TASK: Reproduce the listing below exactly. Pictures do not belong in the copy.

GIVEN INFORMATION:
* begin *
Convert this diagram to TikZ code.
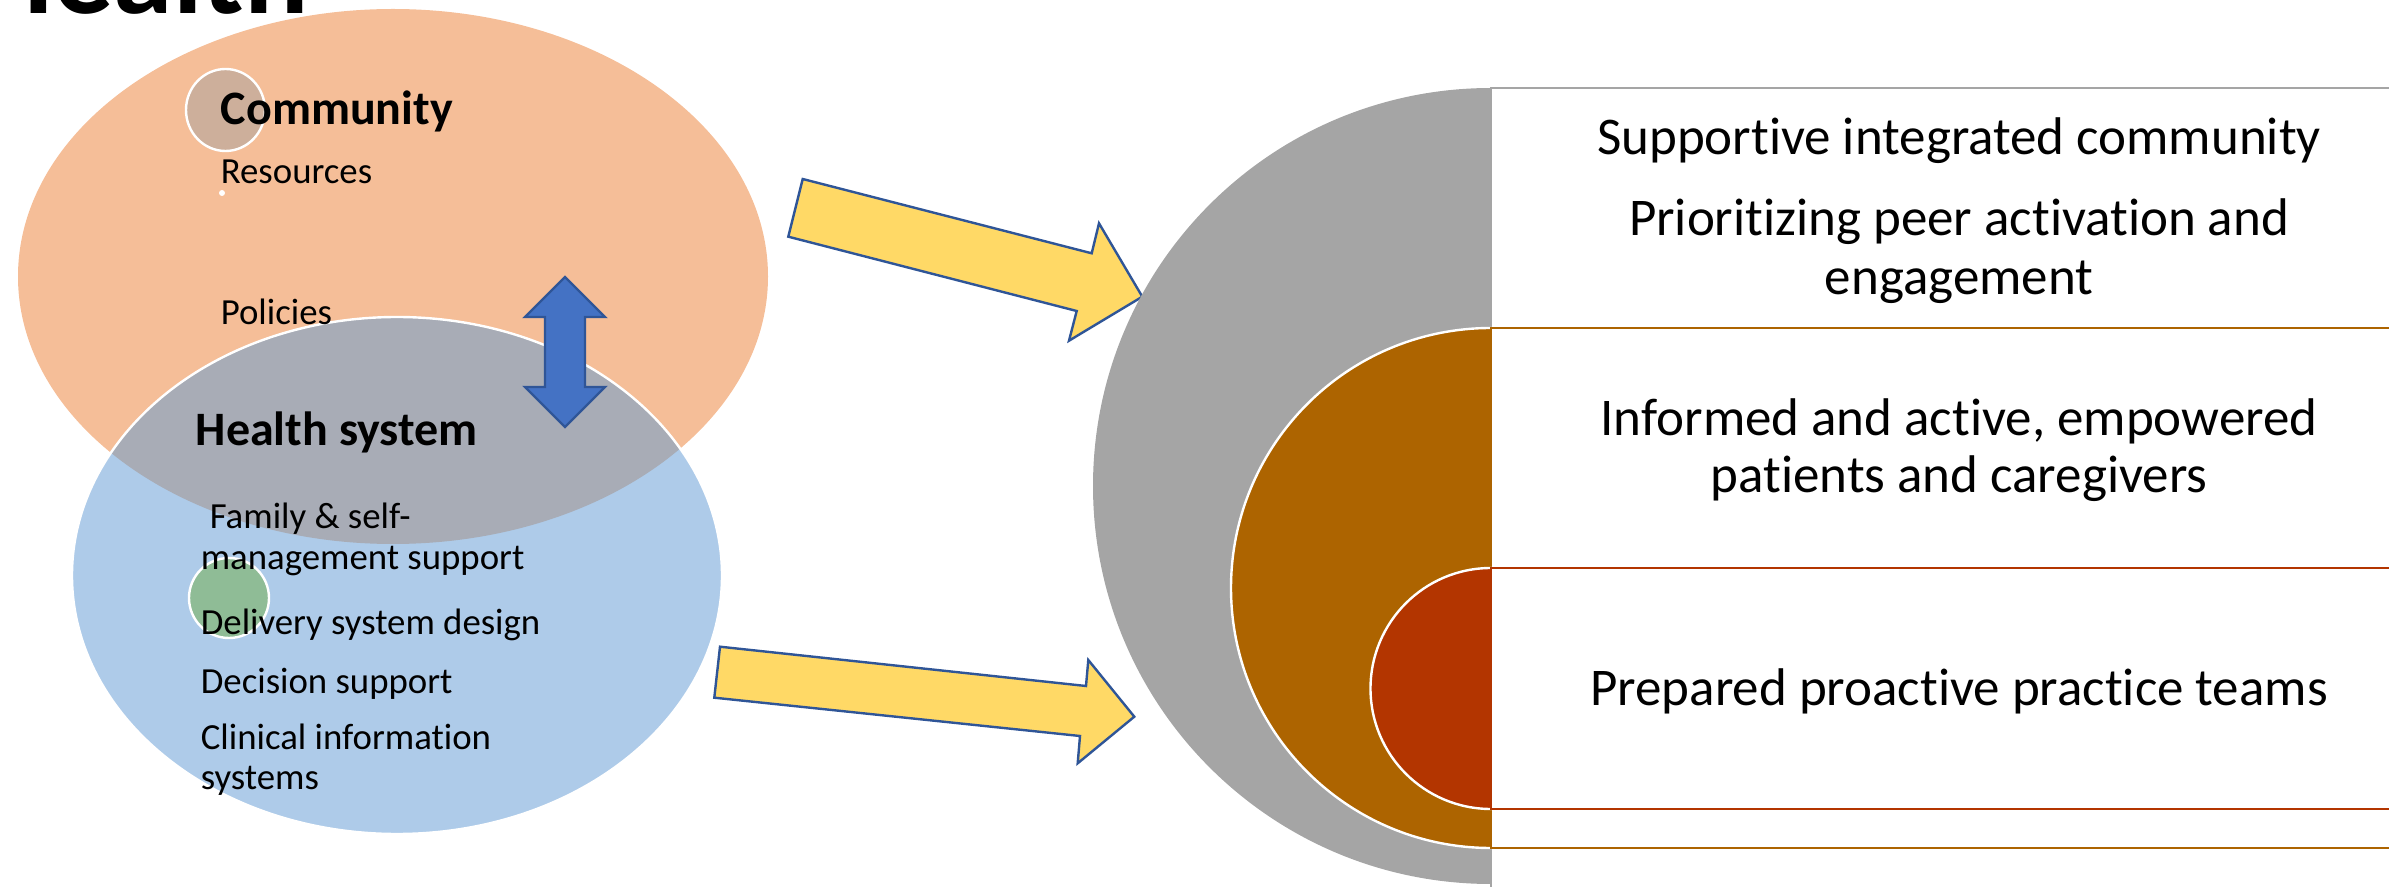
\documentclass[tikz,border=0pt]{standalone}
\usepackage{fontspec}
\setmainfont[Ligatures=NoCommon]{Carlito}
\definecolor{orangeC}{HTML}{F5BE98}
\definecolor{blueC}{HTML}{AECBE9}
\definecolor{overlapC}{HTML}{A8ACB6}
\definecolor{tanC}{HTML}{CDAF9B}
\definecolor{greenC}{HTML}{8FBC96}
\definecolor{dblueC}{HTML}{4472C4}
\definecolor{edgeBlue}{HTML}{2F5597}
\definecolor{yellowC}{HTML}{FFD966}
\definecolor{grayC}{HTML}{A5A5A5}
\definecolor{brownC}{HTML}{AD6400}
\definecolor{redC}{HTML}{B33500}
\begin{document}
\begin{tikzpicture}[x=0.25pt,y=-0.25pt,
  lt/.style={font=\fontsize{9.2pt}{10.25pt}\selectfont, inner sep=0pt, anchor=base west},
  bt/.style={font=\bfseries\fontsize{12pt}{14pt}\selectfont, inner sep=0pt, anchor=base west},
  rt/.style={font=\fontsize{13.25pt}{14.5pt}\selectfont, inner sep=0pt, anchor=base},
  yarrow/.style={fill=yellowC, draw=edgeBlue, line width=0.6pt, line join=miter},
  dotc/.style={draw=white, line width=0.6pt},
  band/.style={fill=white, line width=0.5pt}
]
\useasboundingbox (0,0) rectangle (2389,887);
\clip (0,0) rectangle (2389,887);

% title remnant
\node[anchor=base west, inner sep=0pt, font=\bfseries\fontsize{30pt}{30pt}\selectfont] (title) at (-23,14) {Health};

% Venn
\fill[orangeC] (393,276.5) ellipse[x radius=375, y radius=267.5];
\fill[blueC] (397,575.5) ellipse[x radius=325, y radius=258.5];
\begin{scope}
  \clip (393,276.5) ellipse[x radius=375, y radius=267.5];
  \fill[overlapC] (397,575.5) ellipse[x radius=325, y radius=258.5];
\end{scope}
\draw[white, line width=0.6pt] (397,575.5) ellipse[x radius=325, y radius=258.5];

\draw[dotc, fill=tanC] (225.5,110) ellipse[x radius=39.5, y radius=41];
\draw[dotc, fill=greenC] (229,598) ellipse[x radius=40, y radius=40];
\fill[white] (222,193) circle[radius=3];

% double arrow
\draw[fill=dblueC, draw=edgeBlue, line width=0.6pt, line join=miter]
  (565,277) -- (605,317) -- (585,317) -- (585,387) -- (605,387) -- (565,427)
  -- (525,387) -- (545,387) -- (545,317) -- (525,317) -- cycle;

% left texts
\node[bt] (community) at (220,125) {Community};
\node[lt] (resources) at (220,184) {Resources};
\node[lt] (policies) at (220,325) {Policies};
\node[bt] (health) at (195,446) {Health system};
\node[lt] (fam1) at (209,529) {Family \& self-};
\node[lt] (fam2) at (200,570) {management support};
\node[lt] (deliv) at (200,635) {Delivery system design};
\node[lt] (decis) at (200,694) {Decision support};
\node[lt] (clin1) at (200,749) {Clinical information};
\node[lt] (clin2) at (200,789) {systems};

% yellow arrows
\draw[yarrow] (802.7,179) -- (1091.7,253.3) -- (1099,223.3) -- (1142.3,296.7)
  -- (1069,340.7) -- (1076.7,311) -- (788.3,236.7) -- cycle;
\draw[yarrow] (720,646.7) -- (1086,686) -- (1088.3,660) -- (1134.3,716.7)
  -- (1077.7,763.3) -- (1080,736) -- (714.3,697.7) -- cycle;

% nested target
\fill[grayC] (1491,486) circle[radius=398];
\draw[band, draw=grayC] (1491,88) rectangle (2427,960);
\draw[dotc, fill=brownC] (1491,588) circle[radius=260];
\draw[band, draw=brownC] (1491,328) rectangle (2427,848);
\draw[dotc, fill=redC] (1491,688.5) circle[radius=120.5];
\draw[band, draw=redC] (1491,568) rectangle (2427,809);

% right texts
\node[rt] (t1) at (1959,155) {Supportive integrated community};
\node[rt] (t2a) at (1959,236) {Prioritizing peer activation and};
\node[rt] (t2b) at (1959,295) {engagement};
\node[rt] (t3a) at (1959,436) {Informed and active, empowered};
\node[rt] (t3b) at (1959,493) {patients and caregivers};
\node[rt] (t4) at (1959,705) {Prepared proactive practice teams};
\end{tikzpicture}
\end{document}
* end *
SOLUTION TO THIS PROBLEM:
Convert this diagram to TikZ code.
\documentclass[tikz,border=0pt]{standalone}
\usepackage{fontspec}
\setmainfont[Ligatures=NoCommon]{Carlito}
\definecolor{orangeC}{HTML}{F5BE98}
\definecolor{blueC}{HTML}{AECBE9}
\definecolor{overlapC}{HTML}{A8ACB6}
\definecolor{tanC}{HTML}{CDAF9B}
\definecolor{greenC}{HTML}{8FBC96}
\definecolor{dblueC}{HTML}{4472C4}
\definecolor{edgeBlue}{HTML}{2F5597}
\definecolor{yellowC}{HTML}{FFD966}
\definecolor{grayC}{HTML}{A5A5A5}
\definecolor{brownC}{HTML}{AD6400}
\definecolor{redC}{HTML}{B33500}
\begin{document}
\begin{tikzpicture}[x=0.25pt,y=-0.25pt,
  lt/.style={font=\fontsize{9.2pt}{10.25pt}\selectfont, inner sep=0pt, anchor=base west},
  bt/.style={font=\bfseries\fontsize{12pt}{14pt}\selectfont, inner sep=0pt, anchor=base west},
  rt/.style={font=\fontsize{13.25pt}{14.5pt}\selectfont, inner sep=0pt, anchor=base},
  yarrow/.style={fill=yellowC, draw=edgeBlue, line width=0.6pt, line join=miter},
  dotc/.style={draw=white, line width=0.6pt},
  band/.style={fill=white, line width=0.5pt}
]
\useasboundingbox (0,0) rectangle (2389,887);
\clip (0,0) rectangle (2389,887);

% title remnant
\node[anchor=base west, inner sep=0pt, font=\bfseries\fontsize{30pt}{30pt}\selectfont] (title) at (-23,14) {Health};

% Venn
\fill[orangeC] (393,276.5) ellipse[x radius=375, y radius=267.5];
\fill[blueC] (397,575.5) ellipse[x radius=325, y radius=258.5];
\begin{scope}
  \clip (393,276.5) ellipse[x radius=375, y radius=267.5];
  \fill[overlapC] (397,575.5) ellipse[x radius=325, y radius=258.5];
\end{scope}
\draw[white, line width=0.6pt] (397,575.5) ellipse[x radius=325, y radius=258.5];

\draw[dotc, fill=tanC] (225.5,110) ellipse[x radius=39.5, y radius=41];
\draw[dotc, fill=greenC] (229,598) ellipse[x radius=40, y radius=40];
\fill[white] (222,193) circle[radius=3];

% double arrow
\draw[fill=dblueC, draw=edgeBlue, line width=0.6pt, line join=miter]
  (565,277) -- (605,317) -- (585,317) -- (585,387) -- (605,387) -- (565,427)
  -- (525,387) -- (545,387) -- (545,317) -- (525,317) -- cycle;

% left texts
\node[bt] (community) at (220,125) {Community};
\node[lt] (resources) at (220,184) {Resources};
\node[lt] (policies) at (220,325) {Policies};
\node[bt] (health) at (195,446) {Health system};
\node[lt] (fam1) at (209,529) {Family \& self-};
\node[lt] (fam2) at (200,570) {management support};
\node[lt] (deliv) at (200,635) {Delivery system design};
\node[lt] (decis) at (200,694) {Decision support};
\node[lt] (clin1) at (200,749) {Clinical information};
\node[lt] (clin2) at (200,789) {systems};

% yellow arrows
\draw[yarrow] (802.7,179) -- (1091.7,253.3) -- (1099,223.3) -- (1142.3,296.7)
  -- (1069,340.7) -- (1076.7,311) -- (788.3,236.7) -- cycle;
\draw[yarrow] (720,646.7) -- (1086,686) -- (1088.3,660) -- (1134.3,716.7)
  -- (1077.7,763.3) -- (1080,736) -- (714.3,697.7) -- cycle;

% nested target
\fill[grayC] (1491,486) circle[radius=398];
\draw[band, draw=grayC] (1491,88) rectangle (2427,960);
\draw[dotc, fill=brownC] (1491,588) circle[radius=260];
\draw[band, draw=brownC] (1491,328) rectangle (2427,848);
\draw[dotc, fill=redC] (1491,688.5) circle[radius=120.5];
\draw[band, draw=redC] (1491,568) rectangle (2427,809);

% right texts
\node[rt] (t1) at (1959,155) {Supportive integrated community};
\node[rt] (t2a) at (1959,236) {Prioritizing peer activation and};
\node[rt] (t2b) at (1959,295) {engagement};
\node[rt] (t3a) at (1959,436) {Informed and active, empowered};
\node[rt] (t3b) at (1959,493) {patients and caregivers};
\node[rt] (t4) at (1959,705) {Prepared proactive practice teams};
\end{tikzpicture}
\end{document}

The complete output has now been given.